-- Rows --
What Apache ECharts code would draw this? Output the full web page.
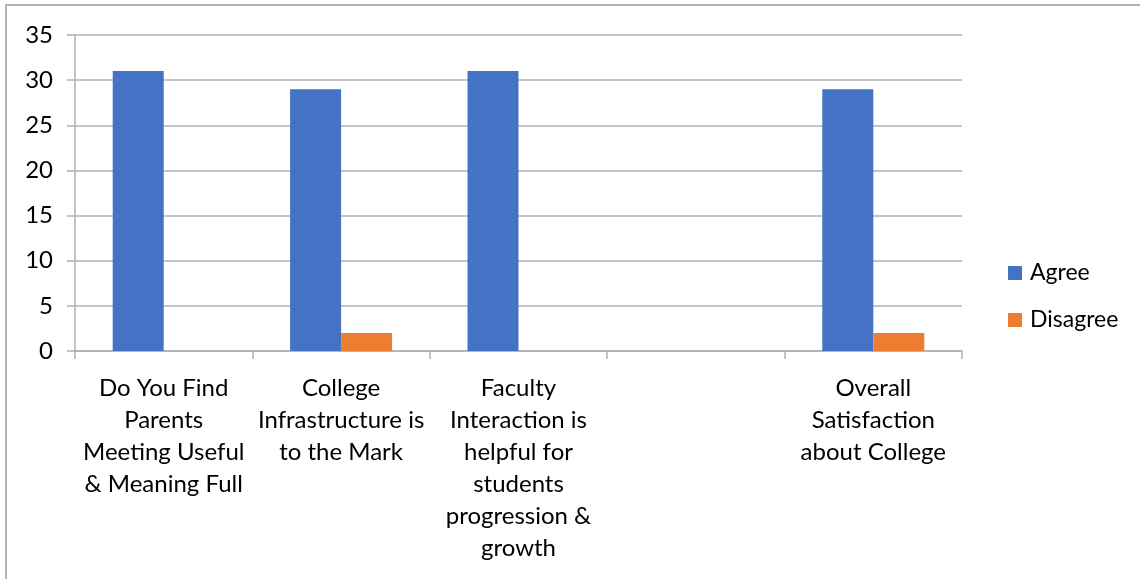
<!DOCTYPE html>
<html>
<head>
<meta charset="utf-8">
<script src="https://cdn.jsdelivr.net/npm/echarts@6/dist/echarts.min.js"></script>
<style>
html,body{margin:0;padding:0;background:#fff;}
#chart{width:1140px;height:579px;}
</style>
</head>
<body>
<div id="chart"></div>
<script>
const categories = [
  "Do You Find\nParents\nMeeting Useful\n& Meaning Full",
  "College\nInfrastructure is\nto the Mark",
  "Faculty\nInteraction is\nhelpful for\nstudents\nprogression &\ngrowth",
  "",
  "Overall\nSatisfaction\nabout College"
];
const seriesNames = ["Agree", "Disagree"];
const agree = [31, 29, 31, 0, 29];
const disagree = [0, 2, 0, 0, 2];
const yTicks = { min: 0, max: 35, interval: 5 };

const FONT = "Lato, 'Open Sans', sans-serif";
const chart = echarts.init(document.getElementById('chart'), null, {renderer: 'canvas'});
chart.setOption({
  animation: false,
  color: ['#4472C4', '#ED7D31'],
  graphic: [{
    type: 'rect',
    shape: {x: 6, y: 5, width: 1200, height: 700},
    style: {fill: 'none', stroke: '#b4b4b4', lineWidth: 2},
    silent: true
  }],
  grid: {left: 75, right: 178, top: 35, bottom: 228, containLabel: false},
  legend: {
    orient: 'vertical',
    left: 1003,
    top: 256,
    itemWidth: 14,
    itemHeight: 14,
    itemGap: 23,
    icon: 'rect',
    textStyle: {fontFamily: FONT, fontSize: 23, lineHeight: 24, color: '#000', padding: [0, 0, 0, 3]},
    data: seriesNames
  },
  xAxis: {
    type: 'category',
    data: categories,
    axisLine: {lineStyle: {color: '#b0b0b0', width: 1.5}},
    axisTick: {show: true, length: 8, lineStyle: {color: '#b0b0b0', width: 1.5}},
    axisLabel: {
      interval: 0,
      margin: 21,
      fontFamily: FONT,
      fontSize: 24,
      lineHeight: 32,
      color: '#000',
      verticalAlign: 'top'
    }
  },
  yAxis: {
    type: 'value',
    min: yTicks.min,
    max: yTicks.max,
    interval: yTicks.interval,
    axisLine: {show: true, lineStyle: {color: '#b0b0b0', width: 1.5}},
    axisTick: {show: true, length: 8, lineStyle: {color: '#b0b0b0', width: 1.5}},
    splitLine: {lineStyle: {color: '#b0b0b0', width: 1.5}},
    axisLabel: {fontFamily: FONT, fontSize: 24, color: '#000', margin: 22}
  },
  series: [
    {name: seriesNames[0], type: 'bar', data: agree, barWidth: 51, barGap: '0%'},
    {name: seriesNames[1], type: 'bar', data: disagree, barWidth: 51, barGap: '0%'}
  ]
});
</script>
</body>
</html>
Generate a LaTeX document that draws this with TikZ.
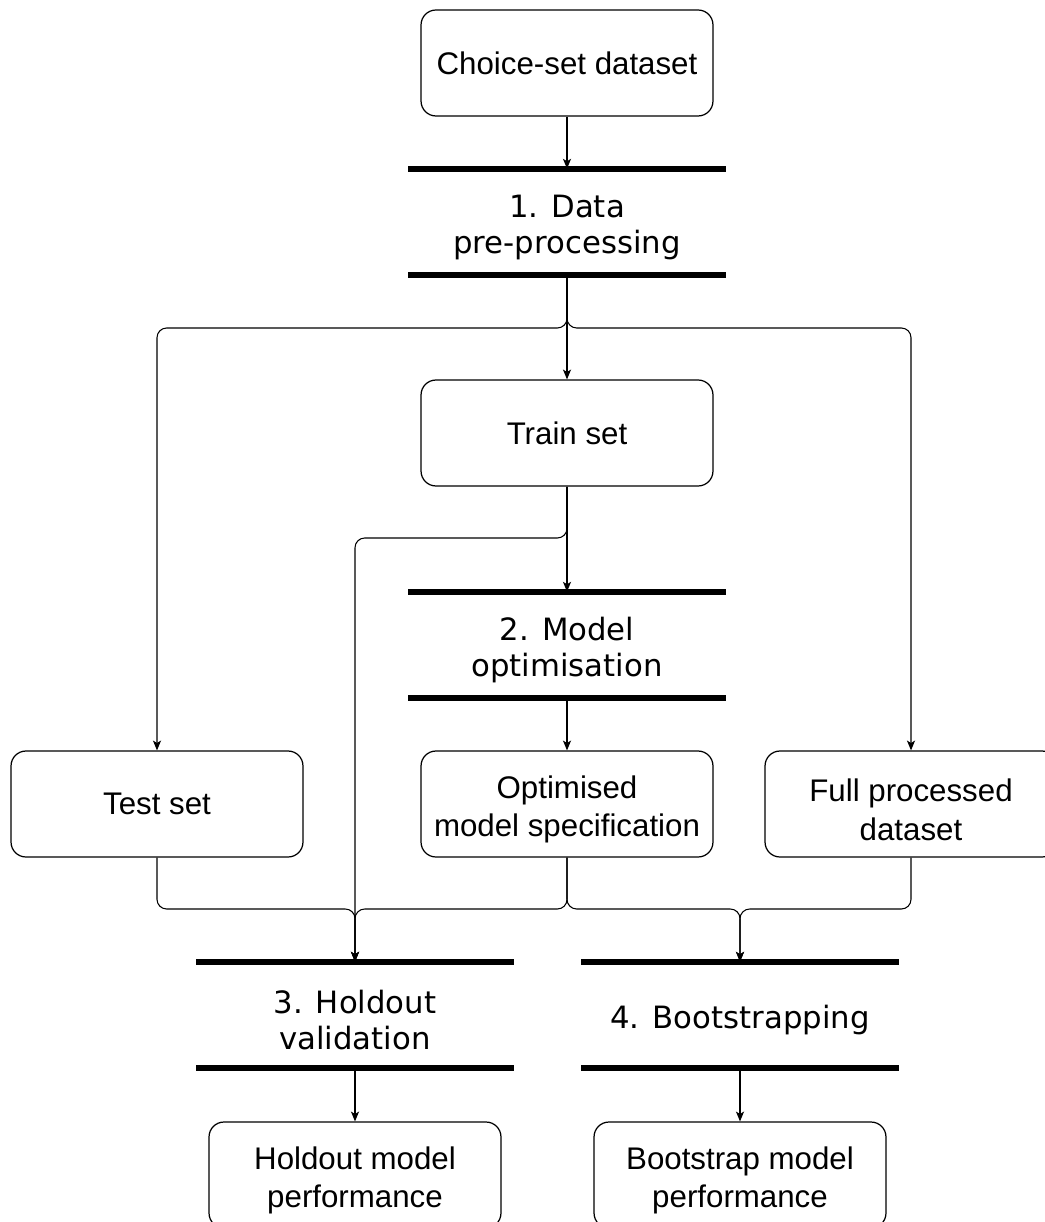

-- What you will do --
Write the entries above out in full, exactly, with no images.

-- Expected answer --
What Apache ECharts code would draw this? Output the full web page.
<!DOCTYPE html>
<html>
<head>
<meta charset="utf-8">
<script src="https://cdn.jsdelivr.net/npm/echarts@6/dist/echarts.min.js"></script>
<style>
html,body{margin:0;padding:0;background:#fff;}
#chart{width:1140px;height:579px;}
</style>
</head>
<body>
<div id="chart"></div>
<script>
const categories = [
  "Do You Find\nParents\nMeeting Useful\n& Meaning Full",
  "College\nInfrastructure is\nto the Mark",
  "Faculty\nInteraction is\nhelpful for\nstudents\nprogression &\ngrowth",
  "",
  "Overall\nSatisfaction\nabout College"
];
const seriesNames = ["Agree", "Disagree"];
const agree = [31, 29, 31, 0, 29];
const disagree = [0, 2, 0, 0, 2];
const yTicks = { min: 0, max: 35, interval: 5 };

const FONT = "Lato, 'Open Sans', sans-serif";
const chart = echarts.init(document.getElementById('chart'), null, {renderer: 'canvas'});
chart.setOption({
  animation: false,
  color: ['#4472C4', '#ED7D31'],
  graphic: [{
    type: 'rect',
    shape: {x: 6, y: 5, width: 1200, height: 700},
    style: {fill: 'none', stroke: '#b4b4b4', lineWidth: 2},
    silent: true
  }],
  grid: {left: 75, right: 178, top: 35, bottom: 228, containLabel: false},
  legend: {
    orient: 'vertical',
    left: 1003,
    top: 256,
    itemWidth: 14,
    itemHeight: 14,
    itemGap: 23,
    icon: 'rect',
    textStyle: {fontFamily: FONT, fontSize: 23, lineHeight: 24, color: '#000', padding: [0, 0, 0, 3]},
    data: seriesNames
  },
  xAxis: {
    type: 'category',
    data: categories,
    axisLine: {lineStyle: {color: '#b0b0b0', width: 1.5}},
    axisTick: {show: true, length: 8, lineStyle: {color: '#b0b0b0', width: 1.5}},
    axisLabel: {
      interval: 0,
      margin: 21,
      fontFamily: FONT,
      fontSize: 24,
      lineHeight: 32,
      color: '#000',
      verticalAlign: 'top'
    }
  },
  yAxis: {
    type: 'value',
    min: yTicks.min,
    max: yTicks.max,
    interval: yTicks.interval,
    axisLine: {show: true, lineStyle: {color: '#b0b0b0', width: 1.5}},
    axisTick: {show: true, length: 8, lineStyle: {color: '#b0b0b0', width: 1.5}},
    splitLine: {lineStyle: {color: '#b0b0b0', width: 1.5}},
    axisLabel: {fontFamily: FONT, fontSize: 24, color: '#000', margin: 22}
  },
  series: [
    {name: seriesNames[0], type: 'bar', data: agree, barWidth: 51, barGap: '0%'},
    {name: seriesNames[1], type: 'bar', data: disagree, barWidth: 51, barGap: '0%'}
  ]
});
</script>
</body>
</html>
Generate a LaTeX document that draws this with TikZ.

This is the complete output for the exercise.